Back at the resort, we played some more cards and then six of us took a walk on the beach. I snapped several more pictures, again, and captured a beautiful sunset. After supper, we hung out for a few laughs. Two of the young men who were MC’s for the evening shows were sitting at our table and it became quite the party. One young fellow really got into the joviality. At one point, he jumped up and called C his “Papa!” It was hilarious. We attended the Cabaret Theatre show, and then headed off to bed.

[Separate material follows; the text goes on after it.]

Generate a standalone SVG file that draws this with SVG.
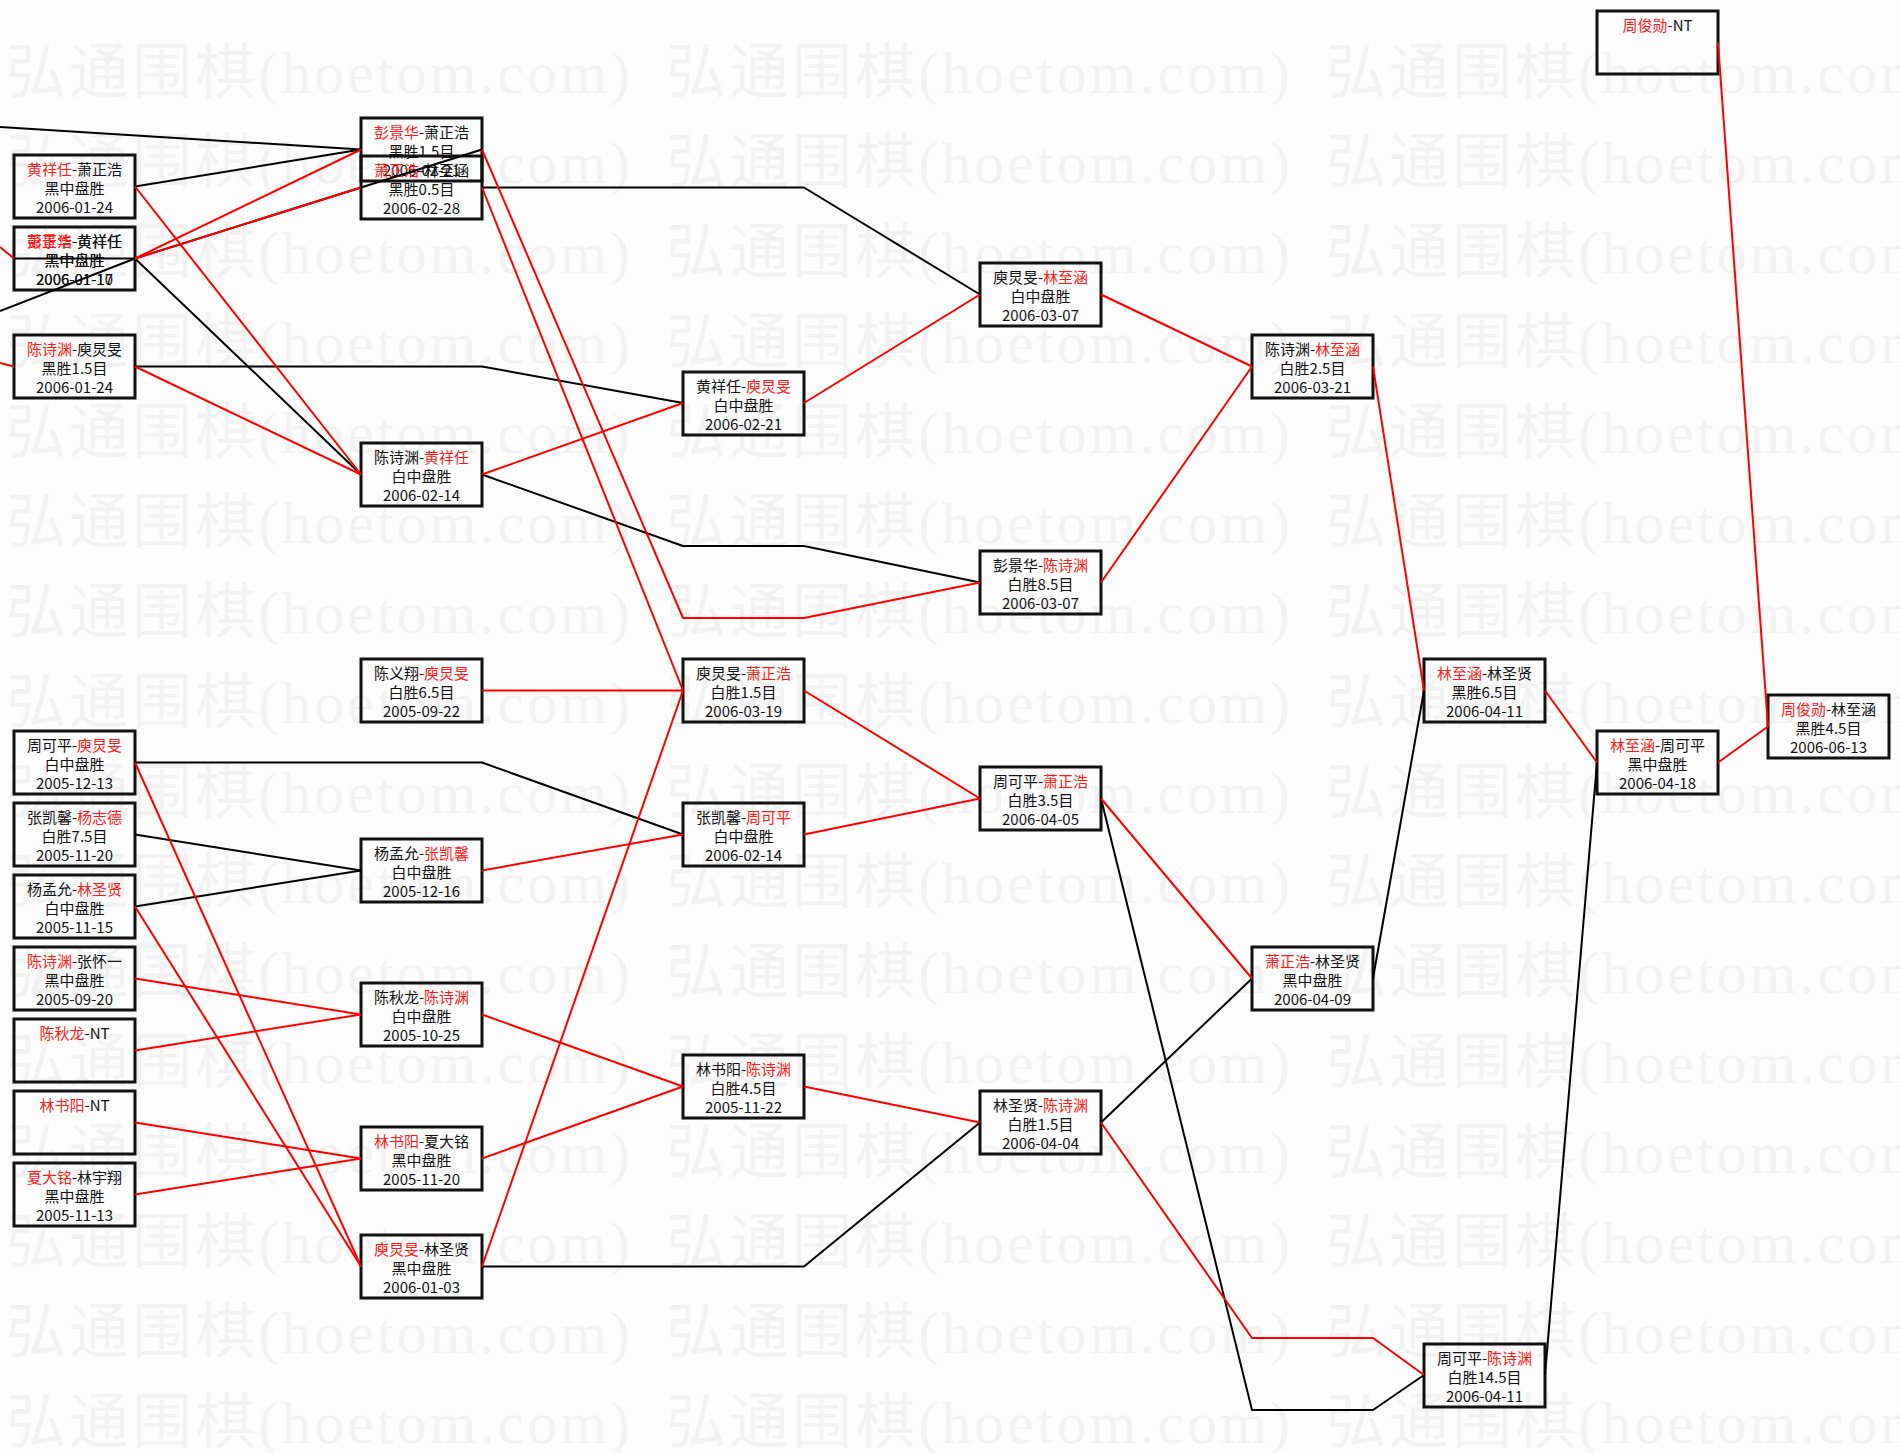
<svg xmlns="http://www.w3.org/2000/svg" xmlns:xlink="http://www.w3.org/1999/xlink" width="1900" height="1453" viewBox="0 0 1900 1453">
<style>
.bg{fill:#fcfcfc}
.wm{font-family:"Liberation Serif","Noto Sans CJK SC",serif;font-size:60px;fill:#f2f2f2}
.box{fill:none;stroke:#111;stroke-width:3}
.t{font-family:"Noto Sans CJK SC","Noto Sans CJK JP",sans-serif;font-size:15px;fill:#111;text-anchor:middle}
.r{fill:#ff1a1a}
.lk{fill:none;stroke:#000;stroke-width:2;stroke-linejoin:round}
.lr{fill:none;stroke:#ff0000;stroke-width:2;stroke-linejoin:round}
</style>
<defs>
<g id="wmrow">
<text class="wm" x="6" y="0" textLength="624" lengthAdjust="spacing">弘通围棋(hoetom.com)</text>
<text class="wm" x="666" y="0" textLength="624" lengthAdjust="spacing">弘通围棋(hoetom.com)</text>
<text class="wm" x="1326" y="0" textLength="624" lengthAdjust="spacing">弘通围棋(hoetom.com)</text>
</g>
</defs>
<rect class="bg" x="0" y="0" width="1900" height="1453"/>
<g id="watermark">
<use xlink:href="#wmrow" y="93"/>
<use xlink:href="#wmrow" y="183"/>
<use xlink:href="#wmrow" y="273"/>
<use xlink:href="#wmrow" y="363"/>
<use xlink:href="#wmrow" y="453"/>
<use xlink:href="#wmrow" y="543"/>
<use xlink:href="#wmrow" y="633"/>
<use xlink:href="#wmrow" y="723"/>
<use xlink:href="#wmrow" y="813"/>
<use xlink:href="#wmrow" y="903"/>
<use xlink:href="#wmrow" y="993"/>
<use xlink:href="#wmrow" y="1083"/>
<use xlink:href="#wmrow" y="1173"/>
<use xlink:href="#wmrow" y="1263"/>
<use xlink:href="#wmrow" y="1353"/>
<use xlink:href="#wmrow" y="1443"/>
</g>

<g id="nodes">
<!-- column 1 -->
<g id="n-a1"><rect class="box" x="14" y="155" width="121" height="63"/>
<text class="t" x="74.5" y="175"><tspan class="r">黄祥任</tspan>-萧正浩</text>
<text class="t" x="74.5" y="194">黑中盘胜</text>
<text class="t" x="74.5" y="212.5">2006-01-24</text></g>

<g id="n-a2"><rect class="box" x="14" y="227" width="121" height="63"/>
<text class="t" x="74.5" y="247"><tspan class="r">萧正浩</tspan>-黄祥任</text>
<text class="t" x="74.5" y="266">黑中盘胜</text>
<text class="t" x="74.5" y="284.5">2006-01-10</text>
<text class="t" x="74.5" y="247"><tspan class="r">彭景华</tspan>-黄祥任</text>
<text class="t" x="74.5" y="266">黑中盘胜</text>
<text class="t" x="74.5" y="284.5">2006-01-17</text></g>

<g id="n-a3"><rect class="box" x="14" y="335" width="121" height="63"/>
<text class="t" x="74.5" y="355"><tspan class="r">陈诗渊</tspan>-庾炅旻</text>
<text class="t" x="74.5" y="374">黑胜1.5目</text>
<text class="t" x="74.5" y="392.5">2006-01-24</text></g>

<g id="n-a4"><rect class="box" x="14" y="731" width="121" height="63"/>
<text class="t" x="74.5" y="751">周可平-<tspan class="r">庾炅旻</tspan></text>
<text class="t" x="74.5" y="770">白中盘胜</text>
<text class="t" x="74.5" y="788.5">2005-12-13</text></g>

<g id="n-a5"><rect class="box" x="14" y="803" width="121" height="63"/>
<text class="t" x="74.5" y="823">张凯馨-<tspan class="r">杨志德</tspan></text>
<text class="t" x="74.5" y="842">白胜7.5目</text>
<text class="t" x="74.5" y="860.5">2005-11-20</text></g>

<g id="n-a6"><rect class="box" x="14" y="875" width="121" height="63"/>
<text class="t" x="74.5" y="895">杨孟允-<tspan class="r">林圣贤</tspan></text>
<text class="t" x="74.5" y="914">白中盘胜</text>
<text class="t" x="74.5" y="932.5">2005-11-15</text></g>

<g id="n-a7"><rect class="box" x="14" y="947" width="121" height="63"/>
<text class="t" x="74.5" y="967"><tspan class="r">陈诗渊</tspan>-张怀一</text>
<text class="t" x="74.5" y="986">黑中盘胜</text>
<text class="t" x="74.5" y="1004.5">2005-09-20</text></g>

<g id="n-a8"><rect class="box" x="14" y="1019" width="121" height="63"/>
<text class="t" x="74.5" y="1039"><tspan class="r">陈秋龙</tspan>-NT</text></g>

<g id="n-a9"><rect class="box" x="14" y="1091" width="121" height="63"/>
<text class="t" x="74.5" y="1111"><tspan class="r">林书阳</tspan>-NT</text></g>

<g id="n-a10"><rect class="box" x="14" y="1163" width="121" height="63"/>
<text class="t" x="74.5" y="1183"><tspan class="r">夏大铭</tspan>-林宇翔</text>
<text class="t" x="74.5" y="1202">黑中盘胜</text>
<text class="t" x="74.5" y="1220.5">2005-11-13</text></g>

<!-- column 2 -->
<g id="n-b1"><rect class="box" x="361" y="118" width="121" height="63"/>
<text class="t" x="421.5" y="138"><tspan class="r">彭景华</tspan>-萧正浩</text>
<text class="t" x="421.5" y="157">黑胜1.5目</text>
<text class="t" x="421.5" y="175.5">2006-02-21</text></g>

<g id="n-b2"><rect class="box" x="361" y="156" width="121" height="63"/>
<text class="t" x="421.5" y="176"><tspan class="r">萧正浩</tspan>-林至涵</text>
<text class="t" x="421.5" y="195">黑胜0.5目</text>
<text class="t" x="421.5" y="213.5">2006-02-28</text></g>

<g id="n-b3"><rect class="box" x="361" y="443" width="121" height="63"/>
<text class="t" x="421.5" y="463">陈诗渊-<tspan class="r">黄祥任</tspan></text>
<text class="t" x="421.5" y="482">白中盘胜</text>
<text class="t" x="421.5" y="500.5">2006-02-14</text></g>

<g id="n-b4"><rect class="box" x="361" y="659" width="121" height="63"/>
<text class="t" x="421.5" y="679">陈义翔-<tspan class="r">庾炅旻</tspan></text>
<text class="t" x="421.5" y="698">白胜6.5目</text>
<text class="t" x="421.5" y="716.5">2005-09-22</text></g>

<g id="n-b5"><rect class="box" x="361" y="839" width="121" height="63"/>
<text class="t" x="421.5" y="859">杨孟允-<tspan class="r">张凯馨</tspan></text>
<text class="t" x="421.5" y="878">白中盘胜</text>
<text class="t" x="421.5" y="896.5">2005-12-16</text></g>

<g id="n-b6"><rect class="box" x="361" y="983" width="121" height="63"/>
<text class="t" x="421.5" y="1003">陈秋龙-<tspan class="r">陈诗渊</tspan></text>
<text class="t" x="421.5" y="1022">白中盘胜</text>
<text class="t" x="421.5" y="1040.5">2005-10-25</text></g>

<g id="n-b7"><rect class="box" x="361" y="1127" width="121" height="63"/>
<text class="t" x="421.5" y="1147"><tspan class="r">林书阳</tspan>-夏大铭</text>
<text class="t" x="421.5" y="1166">黑中盘胜</text>
<text class="t" x="421.5" y="1184.5">2005-11-20</text></g>

<g id="n-b8"><rect class="box" x="361" y="1235" width="121" height="63"/>
<text class="t" x="421.5" y="1255"><tspan class="r">庾炅旻</tspan>-林圣贤</text>
<text class="t" x="421.5" y="1274">黑中盘胜</text>
<text class="t" x="421.5" y="1292.5">2006-01-03</text></g>

<!-- column 3 -->
<g id="n-c1"><rect class="box" x="683" y="372" width="121" height="63"/>
<text class="t" x="743.5" y="392">黄祥任-<tspan class="r">庾炅旻</tspan></text>
<text class="t" x="743.5" y="411">白中盘胜</text>
<text class="t" x="743.5" y="429.5">2006-02-21</text></g>

<g id="n-c2"><rect class="box" x="683" y="659" width="121" height="63"/>
<text class="t" x="743.5" y="679">庾炅旻-<tspan class="r">萧正浩</tspan></text>
<text class="t" x="743.5" y="698">白胜1.5目</text>
<text class="t" x="743.5" y="716.5">2006-03-19</text></g>

<g id="n-c3"><rect class="box" x="683" y="803" width="121" height="63"/>
<text class="t" x="743.5" y="823">张凯馨-<tspan class="r">周可平</tspan></text>
<text class="t" x="743.5" y="842">白中盘胜</text>
<text class="t" x="743.5" y="860.5">2006-02-14</text></g>

<g id="n-c4"><rect class="box" x="683" y="1055" width="121" height="63"/>
<text class="t" x="743.5" y="1075">林书阳-<tspan class="r">陈诗渊</tspan></text>
<text class="t" x="743.5" y="1094">白胜4.5目</text>
<text class="t" x="743.5" y="1112.5">2005-11-22</text></g>

<!-- column 4 -->
<g id="n-d1"><rect class="box" x="980" y="263" width="121" height="63"/>
<text class="t" x="1040.5" y="283">庾炅旻-<tspan class="r">林至涵</tspan></text>
<text class="t" x="1040.5" y="302">白中盘胜</text>
<text class="t" x="1040.5" y="320.5">2006-03-07</text></g>

<g id="n-d2"><rect class="box" x="980" y="551" width="121" height="63"/>
<text class="t" x="1040.5" y="571">彭景华-<tspan class="r">陈诗渊</tspan></text>
<text class="t" x="1040.5" y="590">白胜8.5目</text>
<text class="t" x="1040.5" y="608.5">2006-03-07</text></g>

<g id="n-d3"><rect class="box" x="980" y="767" width="121" height="63"/>
<text class="t" x="1040.5" y="787">周可平-<tspan class="r">萧正浩</tspan></text>
<text class="t" x="1040.5" y="806">白胜3.5目</text>
<text class="t" x="1040.5" y="824.5">2006-04-05</text></g>

<g id="n-d4"><rect class="box" x="980" y="1091" width="121" height="63"/>
<text class="t" x="1040.5" y="1111">林圣贤-<tspan class="r">陈诗渊</tspan></text>
<text class="t" x="1040.5" y="1130">白胜1.5目</text>
<text class="t" x="1040.5" y="1148.5">2006-04-04</text></g>

<!-- column 5 -->
<g id="n-e1"><rect class="box" x="1252" y="335" width="121" height="63"/>
<text class="t" x="1312.5" y="355">陈诗渊-<tspan class="r">林至涵</tspan></text>
<text class="t" x="1312.5" y="374">白胜2.5目</text>
<text class="t" x="1312.5" y="392.5">2006-03-21</text></g>

<g id="n-e2"><rect class="box" x="1252" y="947" width="121" height="63"/>
<text class="t" x="1312.5" y="967"><tspan class="r">萧正浩</tspan>-林圣贤</text>
<text class="t" x="1312.5" y="986">黑中盘胜</text>
<text class="t" x="1312.5" y="1004.5">2006-04-09</text></g>

<!-- column 6 -->
<g id="n-f1"><rect class="box" x="1424" y="659" width="121" height="63"/>
<text class="t" x="1484.5" y="679"><tspan class="r">林至涵</tspan>-林圣贤</text>
<text class="t" x="1484.5" y="698">黑胜6.5目</text>
<text class="t" x="1484.5" y="716.5">2006-04-11</text></g>

<g id="n-f2"><rect class="box" x="1424" y="1344" width="121" height="63"/>
<text class="t" x="1484.5" y="1364">周可平-<tspan class="r">陈诗渊</tspan></text>
<text class="t" x="1484.5" y="1383">白胜14.5目</text>
<text class="t" x="1484.5" y="1401.5">2006-04-11</text></g>

<!-- column 7 -->
<g id="n-g1"><rect class="box" x="1597" y="11" width="121" height="63"/>
<text class="t" x="1657.5" y="31"><tspan class="r">周俊勋</tspan>-NT</text></g>

<g id="n-g2"><rect class="box" x="1597" y="731" width="121" height="63"/>
<text class="t" x="1657.5" y="751"><tspan class="r">林至涵</tspan>-周可平</text>
<text class="t" x="1657.5" y="770">黑中盘胜</text>
<text class="t" x="1657.5" y="788.5">2006-04-18</text></g>

<!-- column 8 -->
<g id="n-h1"><rect class="box" x="1768" y="695" width="121" height="63"/>
<text class="t" x="1828.5" y="715"><tspan class="r">周俊勋</tspan>-林至涵</text>
<text class="t" x="1828.5" y="734">黑胜4.5目</text>
<text class="t" x="1828.5" y="752.5">2006-06-13</text></g>
</g>

<g id="connectors">
<polyline class="lk" points="0,127 361,149.5"/>
<polyline class="lk" points="135,186.5 361,149.5"/>
<polyline class="lk" points="0,311 135,258.5 482,149.5"/>
<polyline class="lk" points="14,258.5 135,258.5 361,474.5"/>
<polyline class="lk" points="135,366.5 482,366.5 683,403"/>
<polyline class="lk" points="482,187.5 804,187.5 980,294.5"/>
<polyline class="lk" points="482,474.5 683,546 804,546 980,582.5"/>
<polyline class="lk" points="135,762.5 482,762.5 683,834.5"/>
<polyline class="lk" points="135,834.5 361,870.5"/>
<polyline class="lk" points="135,906.5 361,870.5"/>
<polyline class="lk" points="482,1266.5 804,1266.5 980,1122.5"/>
<polyline class="lk" points="1101,798.5 1252,1410 1373,1410 1424,1375"/>
<polyline class="lk" points="1101,1122.5 1252,978.5"/>
<polyline class="lk" points="1373,978.5 1424,690.5"/>
<polyline class="lk" points="1545,1375 1597,762.5"/>

<polyline class="lr" points="0,247 14,258.5"/>
<polyline class="lr" points="135,258.5 361,149.5"/>
<polyline class="lr" points="135,258.5 361,187.5"/>
<polyline class="lr" points="135,186.5 361,474.5"/>
<polyline class="lr" points="0,363 14,366.5"/>
<polyline class="lr" points="135,366.5 361,474.5"/>
<polyline class="lr" points="482,474.5 683,403"/>
<polyline class="lr" points="482,149.5 683,618 804,618 980,582.5"/>
<polyline class="lr" points="482,187.5 683,690.5"/>
<polyline class="lr" points="804,403 980,294.5"/>
<polyline class="lr" points="1101,294.5 1252,366.5"/>
<polyline class="lr" points="1101,582.5 1252,366.5"/>
<polyline class="lr" points="1373,366.5 1424,690.5"/>
<polyline class="lr" points="135,762.5 361,1266.5"/>
<polyline class="lr" points="135,906.5 361,1266.5"/>
<polyline class="lr" points="135,978.5 361,1014.5"/>
<polyline class="lr" points="135,1050.5 361,1014.5"/>
<polyline class="lr" points="135,1122.5 361,1158.5"/>
<polyline class="lr" points="135,1194.5 361,1158.5"/>
<polyline class="lr" points="482,690.5 683,690.5"/>
<polyline class="lr" points="482,870.5 683,834.5"/>
<polyline class="lr" points="482,1014.5 683,1086.5"/>
<polyline class="lr" points="482,1158.5 683,1086.5"/>
<polyline class="lr" points="482,1266.5 683,690.5"/>
<polyline class="lr" points="804,690.5 980,798.5"/>
<polyline class="lr" points="804,834.5 980,798.5"/>
<polyline class="lr" points="804,1086.5 980,1122.5"/>
<polyline class="lr" points="1101,798.5 1252,978.5"/>
<polyline class="lr" points="1101,1122.5 1252,1338 1373,1338 1424,1375"/>
<polyline class="lr" points="1545,690.5 1597,762.5"/>
<polyline class="lr" points="1718,762.5 1768,726.5"/>
<polyline class="lr" points="1718,42.5 1768,726.5"/>
</g>
</svg>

So, here I come, almost to the end of our trip … it is day ten. We are packed, and all our suitcases are in one room as we had to be out of our rooms by noon, and our bus was not arriving until after supper. Some of us chilled out by the pool, I had a swim and caught up on some of my journaling.
On the bus to the airport, the guide said that they hoped we had a fabulous time in Cuba. He instructed us as to what we were to do once we got to the airport. As Ed and I were in line waiting to get our boarding pass, a couple from Canada was short $20.00 and was desperately asking people to loan them the money––they would send the benefactor a cheque. Ed gave the man a 20, and also our business card with our address. In a world where sometimes one expects to never see that 20 again, we were surprised to get a cheque in the mail a couple weeks later––faith in human honesty confirmed.
Fortunately, our photos matched up with the pictures that had been taken upon our entrance into Cuba, and we passed through and onto our plane. I was amazed that Sunwing had remembered to provide me with a gluten free meal (request had been put in by the flight attendant from our flight down to Cuba). We were picked up at the airport by the pre-arranged cab and arrived home in our driveway at about 3:30 a.m.
At that point, another adventure began. But, that is another story, for another time.